Dated this ____ day of ____ 2025

Signature (note 5)

Notes:

  1. Full name(s) and address to be inserted in BLOCK CAPITALS.
  2. Please insert the number of shares registered in your name(s). If no number is inserted, this form of proxy will be deemed to relate to all the shares in the capital of the Company registered in your name(s).
  3. If any proxy other than the Chairman is preferred, strike out "THE CHAIRMAN OF THE MEETING" and insert the name and address of the proxy desired in the space provided. You may appoint one or more proxies to attend the Meeting. IF NO NAME IS INSERTED, THE CHAIRMAN OF THE MEETING WILL ACT AS PROXY. ANY ALTERATION MADE TO THIS FORM OF PROXY MUST BE INITIALLED BY THE PERSON WHO SIGNS IT.
  4. IMPORTANT: IF YOU WISH TO VOTE FOR THE RESOLUTIONS, TICK THE APPROPRIATE BOXES MARKED "FOR". IF YOU WISH TO VOTE AGAINST THE RESOLUTIONS, TICK THE APPROPRIATE BOXES MARKED "AGAINST". Failure to complete any or all the boxes will entitle your proxy to cast his votes at his discretion. Your proxy will also be entitled to vote at his discretion on any resolution properly put to the meeting other than those referred to in the notice convening the meeting.
  5. This form of proxy must be signed by you or your attorney duly authorised in writing or, in the case of a corporation, must be either under its common seal or under the hand of an officer or attorney duly authorised.
  6. In the case of joint holders, the vote of the senior who tenders a vote, whether in person or by proxy, will be accepted to the exclusion of the votes of the other joint holder(s), and for this purpose seniority will be determined by the order in which the names stand in the Register of Members.
  7. To be valid, this form of proxy, together with the power of attorney or other authority (if any) under which it is signed or a notarially certified copy thereof must be deposited at the Company's branch share registrar in Hong Kong, Tricor Investor Services Limited, at 17/F, Far East Finance Centre, 16 Harcourt Road, Hong Kong, not less than 48 hours before the time appointed for the holding of the meeting.
  8. The proxy need not be a member of the Company but must attend the meeting in person to represent you.
  9. Completion and delivery of the form of proxy will not preclude you from attending and voting at the meeting if you so wish.
  10. The full text of the resolutions appears in the notice of the Annual General Meeting of the Company dated 3 September 2025 which is included in the circular despatched to the shareholders of the Company.

"PERSONAL INFORMATION COLLECTION STATEMENT

Your supply of your and your proxy's (or proxies') name(s) and address(es) is on a voluntary basis for the purpose of processing your request for the appointment of a proxy (or proxies) and your voting instructions for the Meeting of the Company (the 'Purposes').
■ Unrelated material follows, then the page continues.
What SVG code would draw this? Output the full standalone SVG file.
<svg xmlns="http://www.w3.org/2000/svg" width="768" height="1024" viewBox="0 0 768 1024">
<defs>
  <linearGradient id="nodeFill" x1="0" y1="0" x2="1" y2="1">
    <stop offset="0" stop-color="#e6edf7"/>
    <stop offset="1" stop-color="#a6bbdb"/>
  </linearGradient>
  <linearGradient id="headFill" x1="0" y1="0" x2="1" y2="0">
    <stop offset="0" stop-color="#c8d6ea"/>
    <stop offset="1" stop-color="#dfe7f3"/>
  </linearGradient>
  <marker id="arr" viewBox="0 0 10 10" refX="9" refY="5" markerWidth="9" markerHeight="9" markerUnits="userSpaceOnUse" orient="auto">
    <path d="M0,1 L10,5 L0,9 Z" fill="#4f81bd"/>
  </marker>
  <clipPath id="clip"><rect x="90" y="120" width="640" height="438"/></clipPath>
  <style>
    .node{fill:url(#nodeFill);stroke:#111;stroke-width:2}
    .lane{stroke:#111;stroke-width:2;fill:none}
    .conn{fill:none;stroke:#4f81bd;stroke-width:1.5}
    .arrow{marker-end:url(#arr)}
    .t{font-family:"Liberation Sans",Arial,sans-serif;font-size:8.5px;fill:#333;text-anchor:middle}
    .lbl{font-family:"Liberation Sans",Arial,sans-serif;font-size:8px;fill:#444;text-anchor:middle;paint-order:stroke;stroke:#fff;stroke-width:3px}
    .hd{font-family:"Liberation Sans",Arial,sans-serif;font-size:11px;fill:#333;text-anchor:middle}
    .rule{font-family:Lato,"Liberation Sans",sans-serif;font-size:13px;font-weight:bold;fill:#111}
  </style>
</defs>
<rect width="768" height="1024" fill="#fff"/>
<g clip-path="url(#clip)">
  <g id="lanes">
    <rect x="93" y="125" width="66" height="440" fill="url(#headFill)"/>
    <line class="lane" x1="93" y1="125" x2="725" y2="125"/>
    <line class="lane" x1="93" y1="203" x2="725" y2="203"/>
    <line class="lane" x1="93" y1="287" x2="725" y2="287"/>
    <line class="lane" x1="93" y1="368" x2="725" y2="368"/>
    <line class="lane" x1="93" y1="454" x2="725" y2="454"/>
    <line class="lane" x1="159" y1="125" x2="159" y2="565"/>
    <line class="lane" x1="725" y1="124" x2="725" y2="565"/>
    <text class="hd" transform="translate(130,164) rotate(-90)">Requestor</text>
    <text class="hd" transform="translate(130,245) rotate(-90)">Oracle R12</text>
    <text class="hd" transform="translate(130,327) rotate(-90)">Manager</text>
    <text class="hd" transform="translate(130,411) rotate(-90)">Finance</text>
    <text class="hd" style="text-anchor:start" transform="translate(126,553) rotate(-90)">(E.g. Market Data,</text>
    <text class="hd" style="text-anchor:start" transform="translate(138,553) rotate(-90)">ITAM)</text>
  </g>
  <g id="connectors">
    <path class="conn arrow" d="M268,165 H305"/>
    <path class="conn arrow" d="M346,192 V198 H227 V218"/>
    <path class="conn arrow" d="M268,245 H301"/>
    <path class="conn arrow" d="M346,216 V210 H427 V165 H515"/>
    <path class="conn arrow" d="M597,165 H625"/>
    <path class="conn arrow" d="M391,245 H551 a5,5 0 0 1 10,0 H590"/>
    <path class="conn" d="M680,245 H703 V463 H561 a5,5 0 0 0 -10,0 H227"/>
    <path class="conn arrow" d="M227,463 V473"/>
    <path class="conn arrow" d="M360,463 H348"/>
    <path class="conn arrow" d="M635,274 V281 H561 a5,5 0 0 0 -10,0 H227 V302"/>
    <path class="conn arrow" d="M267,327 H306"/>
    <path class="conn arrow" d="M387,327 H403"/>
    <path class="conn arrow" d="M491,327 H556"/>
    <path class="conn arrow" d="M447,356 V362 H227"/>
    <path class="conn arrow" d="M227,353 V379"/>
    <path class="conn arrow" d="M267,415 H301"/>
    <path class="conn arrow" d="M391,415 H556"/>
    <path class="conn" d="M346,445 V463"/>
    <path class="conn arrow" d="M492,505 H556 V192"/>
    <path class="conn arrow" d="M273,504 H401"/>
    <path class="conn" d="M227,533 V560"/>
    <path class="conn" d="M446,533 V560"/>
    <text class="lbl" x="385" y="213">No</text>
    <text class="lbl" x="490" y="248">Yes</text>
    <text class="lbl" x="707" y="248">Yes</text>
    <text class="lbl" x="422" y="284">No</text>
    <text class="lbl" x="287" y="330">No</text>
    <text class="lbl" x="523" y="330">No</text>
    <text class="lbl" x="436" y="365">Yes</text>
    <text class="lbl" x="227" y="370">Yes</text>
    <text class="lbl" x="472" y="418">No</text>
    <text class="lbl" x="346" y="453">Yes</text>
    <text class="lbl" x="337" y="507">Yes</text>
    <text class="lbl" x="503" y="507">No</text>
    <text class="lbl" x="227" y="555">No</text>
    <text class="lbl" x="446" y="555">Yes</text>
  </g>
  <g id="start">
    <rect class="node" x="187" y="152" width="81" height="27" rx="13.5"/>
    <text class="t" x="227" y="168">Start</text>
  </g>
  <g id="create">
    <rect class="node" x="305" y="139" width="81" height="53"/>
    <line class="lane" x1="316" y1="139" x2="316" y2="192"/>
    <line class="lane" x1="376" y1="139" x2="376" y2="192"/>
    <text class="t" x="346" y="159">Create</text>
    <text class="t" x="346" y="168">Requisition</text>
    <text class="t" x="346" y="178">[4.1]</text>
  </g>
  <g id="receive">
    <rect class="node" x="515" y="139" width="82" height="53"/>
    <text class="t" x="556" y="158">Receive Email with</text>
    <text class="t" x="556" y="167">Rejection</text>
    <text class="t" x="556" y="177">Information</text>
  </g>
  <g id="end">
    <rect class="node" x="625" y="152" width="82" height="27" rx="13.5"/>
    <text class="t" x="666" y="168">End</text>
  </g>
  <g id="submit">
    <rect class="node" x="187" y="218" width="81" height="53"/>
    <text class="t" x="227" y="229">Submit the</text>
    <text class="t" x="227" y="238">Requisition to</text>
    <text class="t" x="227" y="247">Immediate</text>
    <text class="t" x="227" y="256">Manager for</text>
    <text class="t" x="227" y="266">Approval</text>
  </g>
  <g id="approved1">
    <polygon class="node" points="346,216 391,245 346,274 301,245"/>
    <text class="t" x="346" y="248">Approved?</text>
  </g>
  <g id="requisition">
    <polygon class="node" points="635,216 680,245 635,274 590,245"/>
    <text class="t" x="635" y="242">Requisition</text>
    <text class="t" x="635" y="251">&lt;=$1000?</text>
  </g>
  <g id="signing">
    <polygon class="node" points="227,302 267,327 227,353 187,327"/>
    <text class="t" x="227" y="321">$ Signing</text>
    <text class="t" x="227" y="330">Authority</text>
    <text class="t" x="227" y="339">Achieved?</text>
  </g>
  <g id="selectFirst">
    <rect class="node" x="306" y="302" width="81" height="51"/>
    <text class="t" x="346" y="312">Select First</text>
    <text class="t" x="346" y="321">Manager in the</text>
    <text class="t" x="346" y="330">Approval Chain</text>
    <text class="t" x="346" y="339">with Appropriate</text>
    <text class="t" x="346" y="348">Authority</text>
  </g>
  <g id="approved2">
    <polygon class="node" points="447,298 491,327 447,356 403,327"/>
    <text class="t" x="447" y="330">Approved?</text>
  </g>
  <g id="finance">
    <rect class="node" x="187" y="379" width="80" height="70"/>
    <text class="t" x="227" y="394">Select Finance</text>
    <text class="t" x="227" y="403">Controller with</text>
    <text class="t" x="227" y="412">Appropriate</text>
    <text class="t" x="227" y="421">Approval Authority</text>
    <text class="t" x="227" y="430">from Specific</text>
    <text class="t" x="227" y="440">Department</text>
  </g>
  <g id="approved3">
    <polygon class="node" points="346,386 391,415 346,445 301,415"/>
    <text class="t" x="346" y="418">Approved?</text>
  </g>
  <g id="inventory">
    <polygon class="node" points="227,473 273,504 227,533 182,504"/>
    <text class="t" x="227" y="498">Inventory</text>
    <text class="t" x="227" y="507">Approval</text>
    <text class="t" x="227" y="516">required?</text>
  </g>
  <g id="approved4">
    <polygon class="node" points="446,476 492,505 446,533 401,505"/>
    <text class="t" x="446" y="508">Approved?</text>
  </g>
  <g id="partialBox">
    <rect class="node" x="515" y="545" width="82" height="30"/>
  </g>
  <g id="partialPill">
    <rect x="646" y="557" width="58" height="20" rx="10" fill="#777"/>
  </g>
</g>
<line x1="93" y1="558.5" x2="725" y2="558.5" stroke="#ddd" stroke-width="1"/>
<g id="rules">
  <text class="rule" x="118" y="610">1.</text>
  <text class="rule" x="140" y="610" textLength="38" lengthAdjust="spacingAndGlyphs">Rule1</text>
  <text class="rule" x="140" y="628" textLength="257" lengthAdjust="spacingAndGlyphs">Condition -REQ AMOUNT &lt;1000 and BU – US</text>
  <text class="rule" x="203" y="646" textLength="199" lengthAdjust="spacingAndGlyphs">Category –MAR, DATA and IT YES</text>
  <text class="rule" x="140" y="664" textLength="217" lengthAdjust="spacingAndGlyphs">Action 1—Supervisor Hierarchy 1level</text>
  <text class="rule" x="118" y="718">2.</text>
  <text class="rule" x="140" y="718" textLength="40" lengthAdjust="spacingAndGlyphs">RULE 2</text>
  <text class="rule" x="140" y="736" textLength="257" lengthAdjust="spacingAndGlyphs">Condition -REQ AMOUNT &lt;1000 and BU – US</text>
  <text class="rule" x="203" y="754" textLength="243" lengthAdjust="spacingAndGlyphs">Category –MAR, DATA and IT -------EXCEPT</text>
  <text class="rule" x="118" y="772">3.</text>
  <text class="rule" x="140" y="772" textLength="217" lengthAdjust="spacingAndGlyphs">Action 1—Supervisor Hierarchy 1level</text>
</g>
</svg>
We may transfer your and your proxy's (or proxies') name(s) and address(es) to our agent, contractor, or third party service provider who provides administrative, computer and other services to us for use in connection with the Purposes and to such parties who are authorized by law to request the information or are otherwise relevant for the Purposes and need to receive the information. Your and your proxy's (or proxies') name(s) and address(es) will be retained for such period as may be necessary to fulfil the Purposes. Request for access to and/or correction of the relevant personal data can be made in accordance with the provisions of the Personal Data (Privacy) Ordinance and any such request should be in writing by mail to the Company/Tricor Investor Services Limited at the above address."